In einer 1991 begonnenen prospektiven Studie wurden 587
Patienten mit koronarer Herzkrankheit beobachtet. Eine
Stenose der Koronararterien korrelierte signifikant mit
dem Gesamtcholesterol und Lipoprotein (a) - und
tendenziell mit der Plasmahomocysteinkonzentration.
Außerdem konnte erstmals nachgewiesen werden, daß hohe
Homocysteinspiegel die Mortalität signifikant erhöhen.
Das relative Risiko für Konzentrationen größer 20
µmol/l Plasma war siebenmal höher als bei
Konzentrationen unter 9 µmol/l.
Die Wurzel des Übels ist letztendlich der Metabolismus
von Nahrungsmitteln. Aus der essentiellen Aminosäure
Methionin wird nämlich durch Demethylierung zunächst
Homocystein als toxische Aminosäure gebildet. Besonders
Fleisch enthält hohe Mengen an Methionin. Ist der
Stoffwechsel intakt, droht keine Gefahr; Homocystein wird
umgehend abgebaut. Entweder wird es zu Methionin
remethyliert (mit Hilfe von Vitamin B12 und Folsäure)
oder in Cystein umgewandelt, wozu Folsäure, Vitamin B6
und B12 benötigt werden. Die Cystathionin-ß-Synthetase
fungiert dabei als Coenzym.
Mittlerweile konnte man die als normal geltende
Plasma-Homocysteinkonzentration bestimmen. Sie bewegt
sich um 10 µmol/l. Von einer Hyperhomocysteinämie
spricht man ab 15 µmol/l. Männer haben durchweg höhere
Spiegel als Frauen. Bezieht man jedoch nur Frauen nach
der Menopause in den Vergleich mit ein, weisen die Frauen
höhere Homocysteinspiegel auf. Im Alter steigt die
Plasmakonzentration bei beiden Geschlechtern an.
Die Gründe für eine Homocysteinämie liegen zum Teil
auf der Hand: Unterversorgung mit den B-Vitaminen
Folsäure, B6 und B12; Enzymdefekte, besonders der
Cystathionin-ß-Synthetase. In beiden Fällen wird der
Homocystein-Abbau gebremst. Ähnliches gilt für
gleichzeitige Medikamenteneinnahme (Antiepileptika, NO
und Methotrexat). Außerdem können chronisches
Nierenversagen, Krebs, Hypothyreodismus und
Schuppenflechte zu erhöhten Homocysteinspiegeln führen.
B-Vitamine helfen
Klinische Studien haben gezeigt, daß die Substitution
der Vitamine B6, B12 und vor allem der Folsäure den
Homocysteinwert senken können. Die aktuellen
Empfehlungen der Deutschen Gesellschaft für Ernährung
von 150 µg Folsäure am Tag sind dafür allerdings zu
niedrig. Es werden mindestens 400 µg benötigt.
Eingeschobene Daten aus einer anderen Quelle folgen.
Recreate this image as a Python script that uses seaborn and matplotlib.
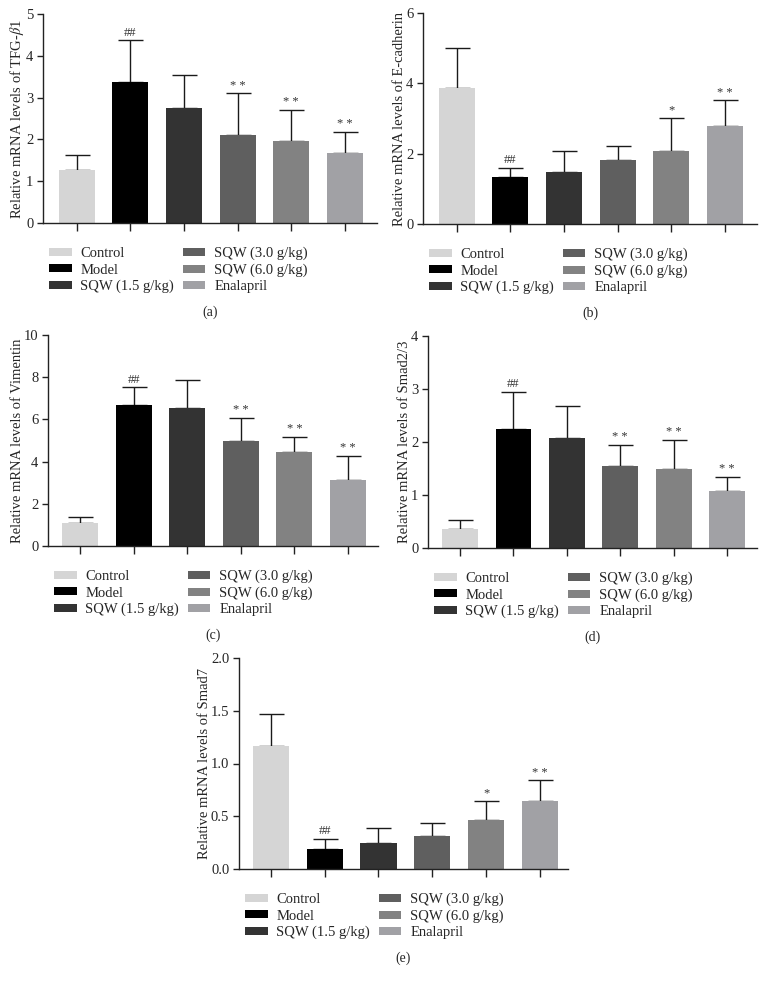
import matplotlib
matplotlib.use("Agg")
import matplotlib.pyplot as plt
import seaborn as sns
import numpy as np
from matplotlib.patches import Patch

sns.set_style("white")
plt.rcParams['font.family'] = ['Liberation Serif', 'DejaVu Serif']
plt.rcParams['mathtext.fontset'] = 'stix'

groups = ["Control", "Model", "SQW (1.5 g/kg)", "SQW (3.0 g/kg)", "SQW (6.0 g/kg)", "Enalapril"]
colors = ["#d5d5d5", "#000000", "#333333", "#5f5f5f", "#828282", "#a1a1a5"]

tgf_mean = [1.26, 3.37, 2.76, 2.10, 1.96, 1.68]
tgf_upper = [1.62, 4.37, 3.53, 3.10, 2.70, 2.18]
tgf_sig = ["", "##", "", "* *", "* *", "* *"]

ecad_mean = [3.86, 1.35, 1.49, 1.81, 2.08, 2.79]
ecad_upper = [5.00, 1.60, 2.09, 2.23, 3.02, 3.52]
ecad_sig = ["", "##", "", "", "*", "* *"]

vim_mean = [1.07, 6.68, 6.52, 4.99, 4.47, 3.11]
vim_upper = [1.39, 7.52, 7.88, 6.07, 5.18, 4.27]
vim_sig = ["", "##", "", "* *", "* *", "* *"]

smad23_mean = [0.35, 2.24, 2.07, 1.54, 1.49, 1.08]
smad23_upper = [0.53, 2.95, 2.68, 1.95, 2.04, 1.34]
smad23_sig = ["", "##", "", "* *", "* *", "* *"]

smad7_mean = [1.17, 0.19, 0.25, 0.31, 0.465, 0.645]
smad7_upper = [1.47, 0.285, 0.39, 0.44, 0.64, 0.84]
smad7_sig = ["", "##", "", "", "*", "* *"]

W, H = 765, 986
fig = plt.figure(figsize=(W / 100, H / 100), dpi=100)


def px_axes(left, right, top, bottom):
    return fig.add_axes([left / W, 1 - bottom / H, (right - left) / W, (bottom - top) / H])


panels = [
    dict(box=(43, 377, 14, 223), mean=tgf_mean, upper=tgf_upper, sig=tgf_sig, ymax=5, ticks=[0, 1, 2, 3, 4, 5],
         fmt="{:.0f}", ylabel="Relative mRNA levels of TFG-$\\beta$1", cap="(a)", xl=(-0.63, 5.6)),
    dict(box=(423, 757, 13, 224), mean=ecad_mean, upper=ecad_upper, sig=ecad_sig, ymax=6, ticks=[0, 2, 4, 6],
         fmt="{:.0f}", ylabel="Relative mRNA levels of E-cadherin", cap="(b)", xl=(-0.63, 5.6)),
    dict(box=(48, 378, 335, 546), mean=vim_mean, upper=vim_upper, sig=vim_sig, ymax=10, ticks=[0, 2, 4, 6, 8, 10],
         fmt="{:.0f}", ylabel="Relative mRNA levels of Vimentin", cap="(c)", xl=(-0.6, 5.56)),
    dict(box=(428, 757, 336, 548), mean=smad23_mean, upper=smad23_upper, sig=smad23_sig, ymax=4, ticks=[0, 1, 2, 3, 4],
         fmt="{:.0f}", ylabel="Relative mRNA levels of Smad2/3", cap="(d)", xl=(-0.6, 5.56)),
    dict(box=(239, 568, 658, 869), mean=smad7_mean, upper=smad7_upper, sig=smad7_sig, ymax=2.0,
         ticks=[0, 0.5, 1.0, 1.5, 2.0], fmt="{:.1f}", ylabel="Relative mRNA levels of Smad7", cap="(e)",
         xl=(-0.59, 5.52)),
]

for p in panels:
    l, r, t, b = p["box"]
    ax = px_axes(l, r, t, b)
    sns.barplot(x=groups, y=p["mean"], hue=groups, palette=colors, legend=False, ax=ax,
                width=0.67, saturation=1, linewidth=0, zorder=2)
    x = np.arange(len(groups))
    mean = np.array(p["mean"])
    upper = np.array(p["upper"])
    ax.errorbar(x, mean, yerr=[np.zeros_like(mean), upper - mean], fmt="none", ecolor="#1a1a1a",
                elinewidth=1.0, capsize=9, capthick=1.0, zorder=1)
    for xi, u, s in zip(x, upper, p["sig"]):
        if s:
            ax.text(xi, u + p["ymax"] * 0.008, s, ha="center", va="bottom", fontsize=9, color="#333333")
    ax.set_ylim(0, p["ymax"])
    ax.set_xlim(*p["xl"])
    ax.set_yticks(p["ticks"])
    ax.set_yticklabels([p["fmt"].format(v) for v in p["ticks"]], fontsize=10.5)
    ax.set_xticks(x)
    ax.set_xticklabels([])
    ax.set_xlabel("")
    ax.set_ylabel(p["ylabel"], fontsize=10.5, labelpad=0)
    for s in ["top", "right"]:
        ax.spines[s].set_visible(False)
    for s in ["left", "bottom"]:
        ax.spines[s].set_color("#222222")
        ax.spines[s].set_linewidth(1.0)
    ax.tick_params(axis="y", direction="out", length=4, width=1, color="#222222", left=True, pad=3)
    ax.tick_params(axis="x", direction="out", length=6, width=1, color="#222222", bottom=True)

    handles = [Patch(facecolor=c, edgecolor="none", label=g) for g, c in zip(groups, colors)]
    fig.legend(handles=handles, ncol=2, loc="upper left",
               bbox_to_anchor=((l + 6) / W, 1 - (b + 24) / H), frameon=False, fontsize=10.5,
               handlelength=1.55, handleheight=0.45, handletextpad=0.6, columnspacing=0.6,
               labelspacing=0.22, borderpad=0, borderaxespad=0)
    fig.text((l + r) / 2 / W, 1 - (b + 89) / H, p["cap"], ha="center", va="center", fontsize=10)

fig.savefig("out.png", dpi=100)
Außerdem sollten es 2 mg Vitamin B6 und 6 µg Vitamin
B12 sein. Entsprechend dosierte Medikamente sind im
Handel.
Methotrexat steht im Verdacht, progressive neurologische
Störungen auszulösen. Als Hemmstoff der
Dihydrofolatreduktase führt es zu einer intermediären
Verarmung an 5-Methyltetrahydrofolsäure, welche
Homocystein zu seiner Metabolisierung braucht. Nach
Methotrexatgabe konnte man im Liquor Oxidationsprodukte
von Homocystein (Sulfinsäure, Sulfonsäure) nachweisen.
Experimentelle Befunde zeigen, daß diese Substanzen wie
der exzitatorische Neurotransmitter Glutamat wirken und
NMDA-Rezeptoren aktivieren.
Die Überstimulation von NMDA-Rezeptoren führt zur
Überladung der Neuronen mit Calcium, was als
Pathomechanismus von Schlaganfall, Epilepsie und
neurodegenerativen Erkrankungen diskutiert wird. Die
Rescue-Therapie mit Folsäure soll die neurologischen
Nebenwirkungen von Methotrexat mindern können.